Something I have always been afraid of is being called an idiot or doing something stupid. I was so caught up in my pride that I couldn’t do the actions in children’s church and I hated the song “Undignified.” Why would I want to dance around and act crazy? I’m not stupid, I’m not foolish, I’m smart and composed. Right?
Nope. Wrong. Try again.
It was all a lie. I tried to justify my unwillingness by saying I was just more reserved of a person, or that I didn’t feel good, or that I didn’t know what the actions were. In reality, I was being prideful, and that temptation and habit of self-centered, egocentrism has followed me to today.
I am slowly coming to an understanding of what it means to “leave my comfort zone.” For me, that was rejecting my pride.It was saying, “alright, fine, I’ll step out of my bubble.” Unfortunately, the raging, prideful beast inside of me always added “just this one time” to the end. Oops.
In my heart, there has always been a desire to step out boldly, but I have come to realize I’ve been trying to do it in the wrong way. I’ve been trying to be bold in a way that makes me look normal and feel good. That’s not boldness. In a sense, it is just me trying, despite my sharp insistence against it, to be given attention. It is only recently that I have learned what boldness is for me (thanks to deep-thinking sessions in the shower).
I took a class last semester that I was unsure of, but now I see why I did. While reading “Deep River” by Shusaku Endo, a Japanese and Christian author, I was introduced to the tradition of “fools for Christ.” Much of the imagery for Christianity used in the book is that of a clown. This imagery and this ancient tradition were taken from two different passages of scripture:
“But God chose what is foolish in the world to shame the wise; God chose what is weak in the world to shame the strong; God chose what is low and despised in the world, even things that are not, to bring to nothing things that are, so that no human being might boast in the presence of God.” -1 Corinthians 1:27-29
“We are fools for Christ’s sake, but you are wise in Christ. We are weak, but you are strong. You are held in honor, but we in disrepute.” -1 Corinthians 4:10
The ancient church fathers that practiced this form of asceticism may have taken these verses out of context, perhaps even a little too far, but they believed in what they were doing and the idea was there.
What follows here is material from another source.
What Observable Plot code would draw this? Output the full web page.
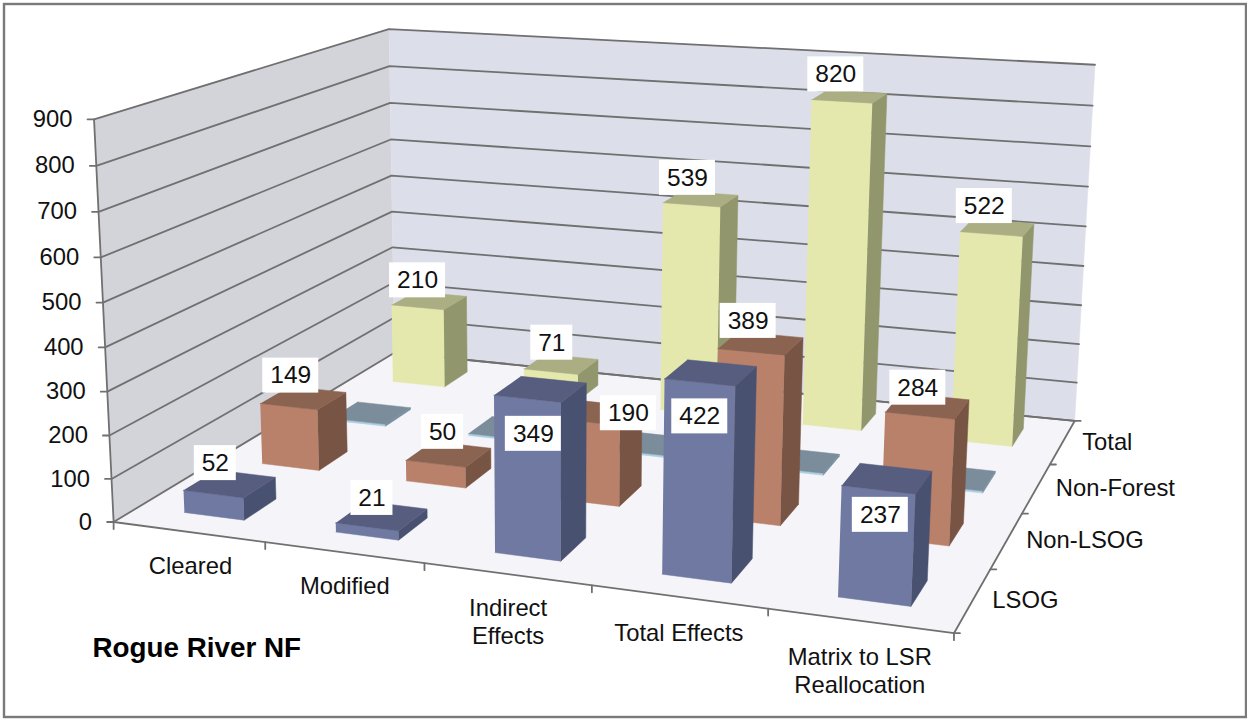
<!DOCTYPE html>
<html>
<head>
<meta charset="utf-8">
<script src="https://cdn.jsdelivr.net/npm/d3@7"></script>
<script src="https://cdn.jsdelivr.net/npm/@observablehq/plot@0.6"></script>
<style>
  html, body { margin: 0; padding: 0; background: #fff; }
  svg { display: block; }
</style>
</head>
<body>
<div id="chart"></div>
<script>
// Chart data
const categories = ["Cleared", "Modified", "Indirect\nEffects", "Total Effects", "Matrix to LSR\nReallocation"];
const seriesNames = ["LSOG", "Non-LSOG", "Non-Forest", "Total"];
const lsog = [52, 21, 349, 422, 237];
const nonLsog = [149, 50, 190, 389, 284];
const nonForest = [5, 5, 5, 5, 5];
const total = [210, 71, 539, 820, 522];
const valueTicks = [0, 100, 200, 300, 400, 500, 600, 700, 800, 900];
const chartTitle = "Rogue River NF";

// Styling per series: front, top and side faces; nonForest bars carry no labels
const faces = [
  {front: "#7079a2", top: "#565d7e", side: "#485270"},
  {front: "#b9806a", top: "#8b6351", side: "#785445"},
  {front: "#a9cfe2", top: "#7b8d9b", side: "#6f8ea0"},
  {front: "#e5e8ad", top: "#abae82", side: "#91966c"}
];
const seriesValues = [lsog, nonLsog, nonForest, total];
const labelled = [true, true, false, true];

const W = 1247, H = 719;
const font = "Liberation Sans, Arial, sans-serif";
const barWidth = 0.40, barDepth = 0.41, barShift = 0.008, maxValue = 900;

// Camera: a projective matrix solved from where the plot box corners land on the page.
// Box coordinates: u across categories, v into depth, w up the value axis (all 0..1).
const cameraAnchors = [
  [0, 0, 0, 115, 522], [1, 0, 0, 953, 633], [1, 1, 0, 1075, 420], [0, 1, 0, 392, 352],
  [0, 0, 1, 92, 118], [0, 1, 1, 390, 29], [1, 1, 1, 1094, 64.5]
];
function solveCamera(anchors) {
  const rows = [], rhs = [];
  for (const [u, v, w, x, y] of anchors) {
    rows.push([u, v, w, 1, 0, 0, 0, 0, -x * u, -x * v, -x * w]); rhs.push(x);
    rows.push([0, 0, 0, 0, u, v, w, 1, -y * u, -y * v, -y * w]); rhs.push(y);
  }
  const n = 11;
  const A = d3.range(n).map(i => d3.range(n + 1).map(j =>
    d3.sum(rows, (r, k) => r[i] * (j < n ? r[j] : rhs[k]))));
  for (let c = 0; c < n; c++) {
    let p = c;
    for (let r = c + 1; r < n; r++) if (Math.abs(A[r][c]) > Math.abs(A[p][c])) p = r;
    [A[c], A[p]] = [A[p], A[c]];
    for (let r = 0; r < n; r++) {
      if (r === c) continue;
      const f = A[r][c] / A[c][c];
      for (let j = c; j <= n; j++) A[r][j] -= f * A[c][j];
    }
  }
  return A.map((r, i) => r[n] / r[i]);
}
const cam = solveCamera(cameraAnchors);
function project(u, v, value) {
  const w = value / maxValue;
  const d = cam[8] * u + cam[9] * v + cam[10] * w + 1;
  return [
    (cam[0] * u + cam[1] * v + cam[2] * w + cam[3]) / d,
    (cam[4] * u + cam[5] * v + cam[6] * w + cam[7]) / d
  ];
}

// Polygons are stored as one row per vertex, grouped by id
const polygons = [];
let polyId = 0;
function addFace(points, fill) {
  const id = polyId++;
  for (const [u, v, val] of points) {
    const [x, y] = project(u, v, val);
    polygons.push({id, x, y, fill});
  }
}
addFace([[0, 0, 0], [0, 1, 0], [0, 1, maxValue], [0, 0, maxValue]], "#d3d4da");
addFace([[0, 1, 0], [1, 1, 0], [1, 1, maxValue], [0, 1, maxValue]], "#dcdfe9");
addFace([[0, 0, 0], [1, 0, 0], [1, 1, 0], [0, 1, 0]], "#f5f5f9");
const wallEnd = polyId;

// Rule segments: gridlines, box edges and tick stubs
const rules = [];
let ruleId = 0;
function addRule(pts) {
  const id = ruleId++;
  for (const [x, y] of pts) rules.push({id, x, y});
}
for (const t of valueTicks) {
  const a = project(0, 0, t), b = project(0, 1, t), c = project(1, 1, t);
  addRule([[a[0] - 6.5, a[1]], a, b, c]);
}
addRule([project(0, 0, 0), project(0, 0, maxValue)]);
addRule([project(0, 0, 0), project(1, 0, 0), project(1, 1, 0)]);
addRule([project(0, 1, 0), project(1, 1, 0)]);
for (let i = 0; i <= categories.length; i++) {
  const p = project(i / categories.length, 0, 0);
  addRule([p, [p[0], p[1] + 7]]);
}
for (let j = 0; j <= seriesNames.length; j++) {
  const p = project(1, j / seriesNames.length, 0);
  addRule([p, [p[0] + 6, p[1]]]);
}

// Bars, painted from the back row forward and from left to right
for (let j = seriesNames.length - 1; j >= 0; j--) {
  categories.forEach((_, i) => {
    const value = seriesValues[j][i];
    const uc = (i + 0.5 + barShift) / categories.length, vc = (j + 0.5) / seriesNames.length;
    const du = barWidth / categories.length / 2, dv = barDepth / seriesNames.length / 2;
    const u0 = uc - du, u1 = uc + du, v0 = vc - dv, v1 = vc + dv;
    const f = faces[j];
    addFace([[u0, v0, 0], [u1, v0, 0], [u1, v0, value], [u0, v0, value]], f.front);
    addFace([[u1, v0, 0], [u1, v1, 0], [u1, v1, value], [u1, v0, value]], f.side);
    addFace([[u0, v0, value], [u1, v0, value], [u1, v1, value], [u0, v1, value]], f.top);
  });
}

// Value labels sit on white boxes, set off from the front top edge of their bars
const labelNudge = {
  0: [[2, -31], [5, -29], [6, 35], [0, 34], [2, 25]],
  1: [[2, -31], [7, -32], [40, -9], [-3, -31], [-2, -28]],
  3: [[0, -27], [1, -29], [-4, -27], [-6, -27], [-7, -28]]
};
const labels = [];
seriesValues.forEach((vals, j) => {
  if (!labelled[j]) return;
  vals.forEach((value, i) => {
    const [x, y] = project((i + 0.5 + barShift) / categories.length,
      (j + 0.5 - barDepth / 2) / seriesNames.length, value);
    const n = labelNudge[j][i];
    labels.push({
      x: x + n[0], y: y + n[1], text: String(value),
      half: String(value).length === 3 ? 28 : 21
    });
  });
});

const valueLabels = valueTicks.map(t => {
  const [x, y] = project(0, 0, t);
  return {x: x - 21.5, y, text: String(t)};
});
const categoryNudge = [2, 1, 1, 0, 0];
const categoryLabels = categories.map((text, i) => {
  const [x, y] = project((i + 0.5) / categories.length, 0, 0);
  return {x: x + categoryNudge[i], y: y + 22 + (i > 2 ? 2 : 0), text};
});
const seriesLabels = seriesNames.map((text, j) => {
  const [x, y] = project(1, (j + 0.5) / seriesNames.length, 0);
  return {x: x + 19.5, y, text};
});

const walls = polygons.filter(d => d.id < wallEnd);
const bars = polygons.filter(d => d.id >= wallEnd);
const fontSize = 23.8;

const chart = Plot.plot({
  width: W,
  height: H,
  margin: 0,
  x: {domain: [0, W], range: [0, W], axis: null},
  y: {domain: [0, H], range: [0, H], axis: null},
  color: {type: "identity"},
  style: {background: "#fff", fontFamily: font},
  marks: [
    Plot.frame({stroke: "#7a7a7a", strokeWidth: 2.4, insetLeft: 3.5, insetTop: 3.5, insetRight: 1.5, insetBottom: 2.5}),
    Plot.line(walls, {x: "x", y: "y", z: "id", fill: "fill", stroke: "fill", strokeWidth: 0.5}),
    Plot.line(rules, {x: "x", y: "y", z: "id", stroke: "#707070", strokeWidth: 1.8}),
    Plot.line(bars, {x: "x", y: "y", z: "id", fill: "fill", stroke: "fill", strokeWidth: 0.5}),
    Plot.rect(labels, {
      x1: d => d.x - d.half, x2: d => d.x + d.half,
      y1: d => d.y - 17.5, y2: d => d.y + 17.5, fill: "#fff"
    }),
    Plot.text(labels, {x: "x", y: "y", text: "text", fontSize: 24.5, fill: "#111"}),
    Plot.text(valueLabels, {x: "x", y: "y", text: "text", fontSize, fill: "#111", textAnchor: "end"}),
    Plot.text(categoryLabels, {x: "x", y: "y", text: "text", fontSize, fill: "#111", lineAnchor: "top", lineHeight: 1.18}),
    Plot.text(seriesLabels, {x: "x", y: "y", text: "text", fontSize, fill: "#111", textAnchor: "start"}),
    Plot.text([chartTitle], {x: () => 92, y: () => 648, text: d => d, fontSize: 27.8, fontWeight: "bold", fill: "#000", textAnchor: "start"})
  ]
});
document.getElementById("chart").append(chart);
</script>
</body>
</html>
The originator of this ancient practice is St. Simeon Salos of Emress who lived during the 6th century. He went into the wilderness for at least ten years, and when he came back he was what we would without hesitation call a madman. He had eaten nothing but lentils while in the Syrian Desert, threw nuts during service at the priests, and tied a dead dog to a rope around his waist and walked around the city dragging it.
But here’s the thing: no one doubted that he was a righteous man. He did things for the poor, he aided the people in the city, but did not do it for praise and acceptance. He served with a willing heart, not for the acceptance of man but to serve God.
St. Francis of Assisi. Isadora Barankis of Egypt. St. Procopius of Ustyug. Saint Juniper. Basil the Blessed.
They could not be touched by tsars. They acted like madmen, and some of them were. They were shameless. They were genuine. They were not afraid to give away even the clothes on their back. They were ridiculed by the people around them, but also admired. Their own peers tried on occasion to hold them back, but they refused to stop. They are called saints and blessed, and they are an example of not living for the acceptance of the world.
Why were they looked at as crazy and foolish? Because they we self-sacrificing? Because they did not hold onto the worldly idea of dignity? Because they were not afraid to do what we have all been commanded to without hesitation?
If you claim Christ as your Savior, if you claim Christ as your Lord, if you claim to be blessed by God, then start living like it. No more hesitation, no more taking baby steps. Jump in all at once, or don’t jump at all.
The idea of being “foolish” for Christ means setting aside our pride, self-importance, and false sense of dignity. It means that we step out of the way and let the world look at the wisdom, strength, and honor of Christ, not the artificial pretense of our greatness.
This idea scares me. I like being my old self, because I am familiar with the old me, the one who is cynical, thinks through every single aspect of my day before doing anything, and thinks that telling God I’ll do what he says eventually is good enough.
The things I must do are the things that in my past have sometimes caused ridicule. As I have grown spiritually these last few months, I have realized that they opinion of fallen man doesn’t matter. And so, I opened the gate of the castle I had hidden myself in. I’m letting people in at the same time that I am stepping out. For me, it looks like using words that I used to use for personal gain to lift others up. It is asking hard questions of my friends. It’s being unashamed to speak out about the things that I am passionate about.
Most importantly, it’s rooted in my being unafraid to boldly, not pridefully, step out of what I have become complacent with. It’s praying loudly, speaking the name of Jesus without fear, and showing others what a completely undignified fool I am becoming.
Be humble. Be unashamed. Be foolish. Be obedient.